I don’t regret repeating (although I will if I don’t increase my points, so this statement is liable to retraction). I can almost definitely say I’ll appreciate college more after this year- watching all your friends swanning off to learn about things they’re really interested in while you’re not moving on at all is a bit torturous. There’ve been some good points- I’ve gotten to know Waterford. I’ve matured a little bit, maybe. I’ve met some lovely new people, which is always nice. Of course, I’ve had the displeasure of meeting a lot of utter idiots who I can’t wait to see the back of as well, but I think it’s best to focus on the nice people I’ve encountered. I also feel as if I haven’t exactly learned anything new and interesting to be honest, which isn’t a very nice feeling.
But all in all, it hasn’t been a wholly afflictive experience.
I won’t be sad to see the back of it, not even slightly, but that’s not to say it won’t hold a limited amount of good memories. There are people who’ve bandied around statements like “It’s been the best year of my life!” and “I love it here!”, but they’re the kind of horrible optimists which Grace mentioned in her last post, and everyday I’m thankful I’m not one of them.

Honestly though, where’s the year gone? Telling myself we’ve plenty of time left is all I can do. Denying the Leaving Cert’s my last resort.
I’ve spent the week in and out of school- mainly out. I stuck it out for the day on Monday and Friday, but that was it. On Tuesday my friend and I “mitched off” school pretty early to go spend the day studying in the library instead (We’re rebels, us.) Wednesday involved me leaving after the first 2 classes because I felt, eh, tired. And on Thursday I actually slept in until 3.30pm so, seeing as school ends at 3.10, I thought it’d be a little late to make my way down.
It’s usually easier for me to tell myself there’s nothing to do and thus do nothing than actually face up to reality and do things. Oh yes.

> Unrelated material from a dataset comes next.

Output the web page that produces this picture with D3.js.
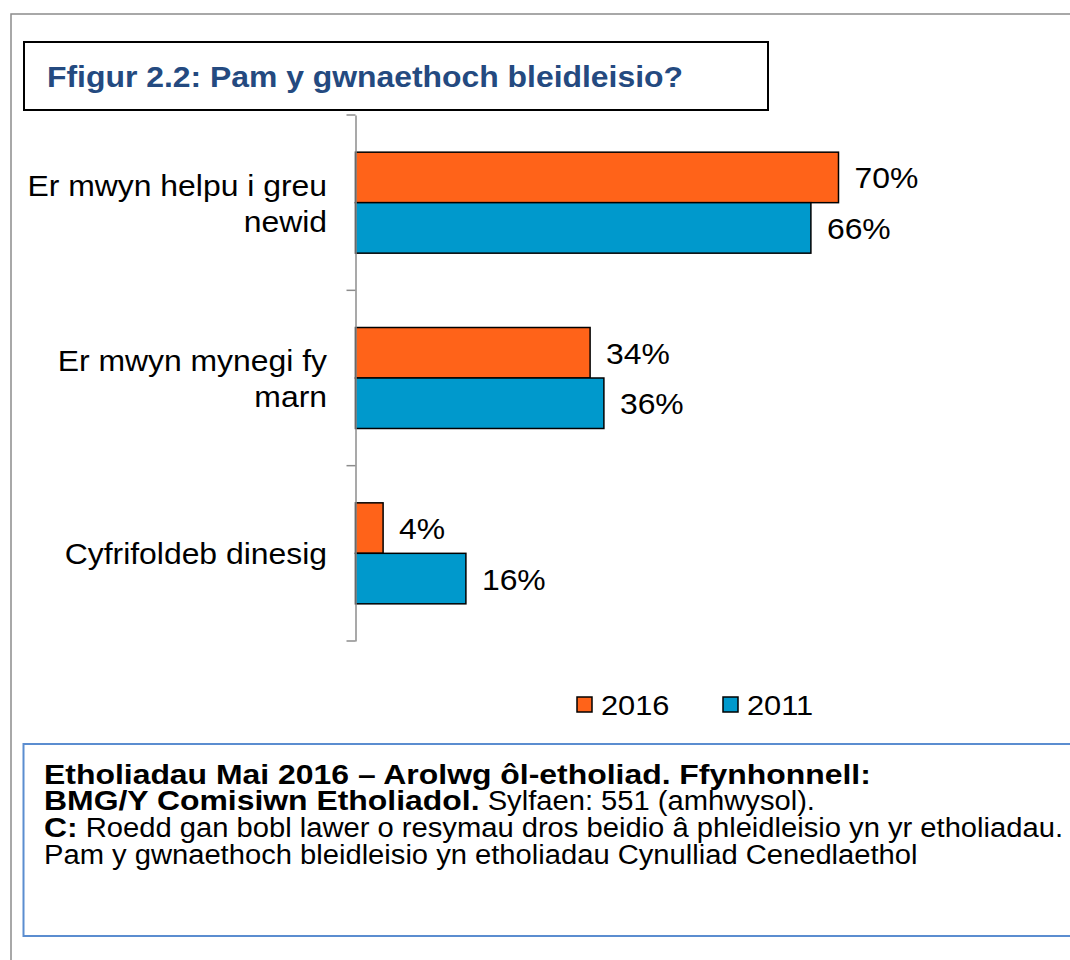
<!DOCTYPE html>
<html>
<head>
<meta charset="utf-8">
<script src="https://cdn.jsdelivr.net/npm/d3@7"></script>
<style>
  html, body { margin: 0; padding: 0; background: #fff; }
  svg { display: block; font-family: "Liberation Sans", Arial, sans-serif; }
</style>
</head>
<body>
<svg id="chart" width="1070" height="960"></svg>
<script>
// ---- data ----
const categories = ["Er mwyn helpu i greu newid", "Er mwyn mynegi fy marn", "Cyfrifoldeb dinesig"];
const categoryLines = [["Er mwyn helpu i greu", "newid"], ["Er mwyn mynegi fy", "marn"], ["Cyfrifoldeb dinesig"]];
const seriesNames = ["2016", "2011"];
const values2016 = [70, 34, 4];
const values2011 = [66, 36, 16];
const seriesColors = ["#FF6319", "#0099CC"];
const titleText = "Ffigur 2.2: Pam y gwnaethoch bleidleisio?";
const sourceLines = [
  [{b: true, t: "Etholiadau Mai 2016 – Arolwg ôl-etholiad. Ffynhonnell:"}],
  [{b: true, t: "BMG/Y Comisiwn Etholiadol."}, {b: false, t: " Sylfaen: 551 (amhwysol)."}],
  [{b: true, t: "C:"}, {b: false, t: " Roedd gan bobl lawer o resymau dros beidio â phleidleisio yn yr etholiadau."}],
  [{b: false, t: "Pam y gwnaethoch bleidleisio yn etholiadau Cynulliad Cenedlaethol"}]
];

const SX = 1.1; // horizontal stretch of the original's text
const svg = d3.select("#chart");
function place(sel, x, y, sx) {
  return sel.attr("x", 0).attr("y", 0).attr("transform", `translate(${x},${y}) scale(${sx || SX},1)`);
}

// outer frame
svg.append("rect").attr("x", 11).attr("y", 14).attr("width", 1100).attr("height", 1000)
  .attr("fill", "none").attr("stroke", "#8c8c8c").attr("stroke-width", 1.5);

// title box
svg.append("rect").attr("x", 24).attr("y", 42).attr("width", 744).attr("height", 68)
  .attr("fill", "#fff").attr("stroke", "#000").attr("stroke-width", 2);
place(svg.append("text"), 47, 87).text(titleText)
  .attr("font-size", 29).attr("font-weight", "bold").attr("fill", "#244a80");

// scales
const x = d3.scaleLinear().domain([0, 100]).range([355.5, 1045.5]);
const y = d3.scaleBand().domain(categories).range([115, 641]).paddingInner(0).paddingOuter(0);
const ySub = d3.scaleBand().domain(seriesNames)
  .range([y.bandwidth() * 0.212, y.bandwidth() * 0.788]);
const color = d3.scaleOrdinal().domain(seriesNames).range(seriesColors);

const rows = categories.map((c, i) => ({
  cat: c, lines: categoryLines[i],
  vals: [{s: "2016", v: values2016[i]}, {s: "2011", v: values2011[i]}]
}));

// bars
const g = svg.append("g");
const groups = g.selectAll("g.cat").data(rows).join("g")
  .attr("transform", d => `translate(0,${y(d.cat)})`);
groups.selectAll("rect").data(d => d.vals).join("rect")
  .attr("x", x(0)).attr("y", d => ySub(d.s))
  .attr("width", d => x(d.v) - x(0)).attr("height", ySub.bandwidth())
  .attr("fill", d => color(d.s)).attr("stroke", "#000").attr("stroke-width", 1.5);
groups.selectAll("text.val").data(d => d.vals).join("text").attr("class", "val")
  .attr("transform", d => `translate(${x(d.v) + 16},${ySub(d.s) + ySub.bandwidth() / 2 + 11}) scale(${SX},1)`)
  .attr("font-size", 29).attr("fill", "#000").text(d => d.v + "%");

// axis
const axis = d3.axisLeft(y).tickSize(0).tickFormat("");
const ax = svg.append("g").attr("transform", `translate(${x(0)},0)`).call(axis);
ax.select(".domain").attr("stroke", "#8c8c8c").attr("stroke-width", 1.5);
const tickPos = y.domain().map(c => y(c)).concat([y.range()[1]]);
ax.selectAll("line.tk").data(tickPos).join("line").attr("class", "tk")
  .attr("x1", -9).attr("x2", 0).attr("y1", d => d).attr("y2", d => d)
  .attr("stroke", "#8c8c8c").attr("stroke-width", 1.5);

// category labels
const lineH = 36;
rows.forEach(r => {
  const cy = y(r.cat) + y.bandwidth() / 2;
  const n = r.lines.length;
  r.lines.forEach((l, i) => {
    place(svg.append("text"), 327, cy + 11 + (i - (n - 1) / 2) * lineH)
      .attr("text-anchor", "end").attr("font-size", 29).attr("fill", "#000").text(l);
  });
});

// legend
const legendX = [577, 723];
seriesNames.forEach((s, i) => {
  svg.append("rect").attr("x", legendX[i]).attr("y", 697).attr("width", 15).attr("height", 15)
    .attr("fill", color(s)).attr("stroke", "#000").attr("stroke-width", 1.5);
  place(svg.append("text"), legendX[i] + 24, 715).attr("font-size", 28).text(s);
});

// source box
svg.append("rect").attr("x", 23.5).attr("y", 744).attr("width", 1100).attr("height", 192)
  .attr("fill", "#fff").attr("stroke", "#5B8DD0").attr("stroke-width", 2);
const src = svg.append("g").attr("fill", "#000");
const baselines = [784, 810, 837, 864];
const boldStyle = {size: 28, sx: 1.14}, regStyle = {size: 27, sx: 1.08};
sourceLines.forEach((segs, li) => {
  let cx = 44;
  segs.forEach(seg => {
    const st = seg.b ? boldStyle : regStyle;
    const t = place(src.append("text"), cx, baselines[li], st.sx)
      .attr("font-size", st.size).attr("font-weight", seg.b ? "bold" : "normal")
      .attr("xml:space", "preserve").style("white-space", "pre").text(seg.t);
    cx += t.node().getComputedTextLength() * st.sx;
  });
});
</script>
</body>
</html>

However, lately, I’ve been feeling weird about it. Generally, I’m quite delighted to do nothing, but all of a sudden I’m being hit with this strange feeling. “Guilt” I think it’s called. I don’t know if any of you’ve encountered it yourselves, but it’s like a sort of remorse of some description for committing some wrongdoing. I don’t really understand it, but I can’t shake it off. It’s a little voice in my head telling me to go study Chemical Equilibrium instead of watching television. It’s the niggling feeling I get when I’m having an internet-binge that, really, I should be getting to grips with vectors. Recreational reading’s become something of a chore as I can’t help but tell myself that if I want to read, it’s got to be about the likes of the Common Agricultural Policy. Exercising? Don’t you mean learning about the history of the Irish language? Why write texts when you can write essays appreciating the poetry of Michael Longley? You don’t need to spend time with your friends when you have French grammar. Sleep is for the weak- Anyone who knows anything knows that perfecting your knowledge of Evolution’s where it’s at.
It’s becoming increasingly difficult to shake off.

Tonight, my plan is to completely master the disgusting Irish poem “Uirchill an Chreagain”. At some stage tonight or tomorrow, I’m going to report back to the blog saying whether or not I did it. If not, I’ll let you all ridicule me in comment form. Alright? Alright.

Until then- Get off the internet and do some work! Wasters, the lot of you.

7 thoughts on “The Final Stretch, the sweet smell of Summer and GUILT.”

  1. Yeah, I’m getting the guilty feeling, too.

    Not enough to actually make me do some work, though, it just makes my slacking off a bit unpleasant…

  2. Yeah, having done nothing all weekend, I’m feeling horribly guilty now. I mean, I had lots of time to do things, but I didn’t, which makes it worse.

    I tend to swing between, I just do not care anymore, and Oh my god, where’s the time, where’s all the time gone? Must work. The guilt sits somewhere in the middle.

    Right now, I’m on the, ugh, I wish it was over already, side.

  3. I’m not feeling any guilt at the moment…which is strange…and should be potentially worrying?! Oh well…

  4. Update:
    I left Uirchill to the last minute, but eventually I revised the foshizzle out of it AND did exam questions.. which I got my teacher to correct (Both 100%, obviously.. *grins*)

    So, it looks like when I make myself work I actually can. Woooh!
    I don’t intend to act upon this at all though, but w/e.

  5. Irish Paper 2 = No.

    Just no. No thanks. Yeah, lovely language and all but, all the same, fuck off.

    My guilt’s been AWOL all week, due to my non-internetness. It’s now 8:50. Check back in 2 hours for my guilt-ridden internet binge remorse comment. It should be good.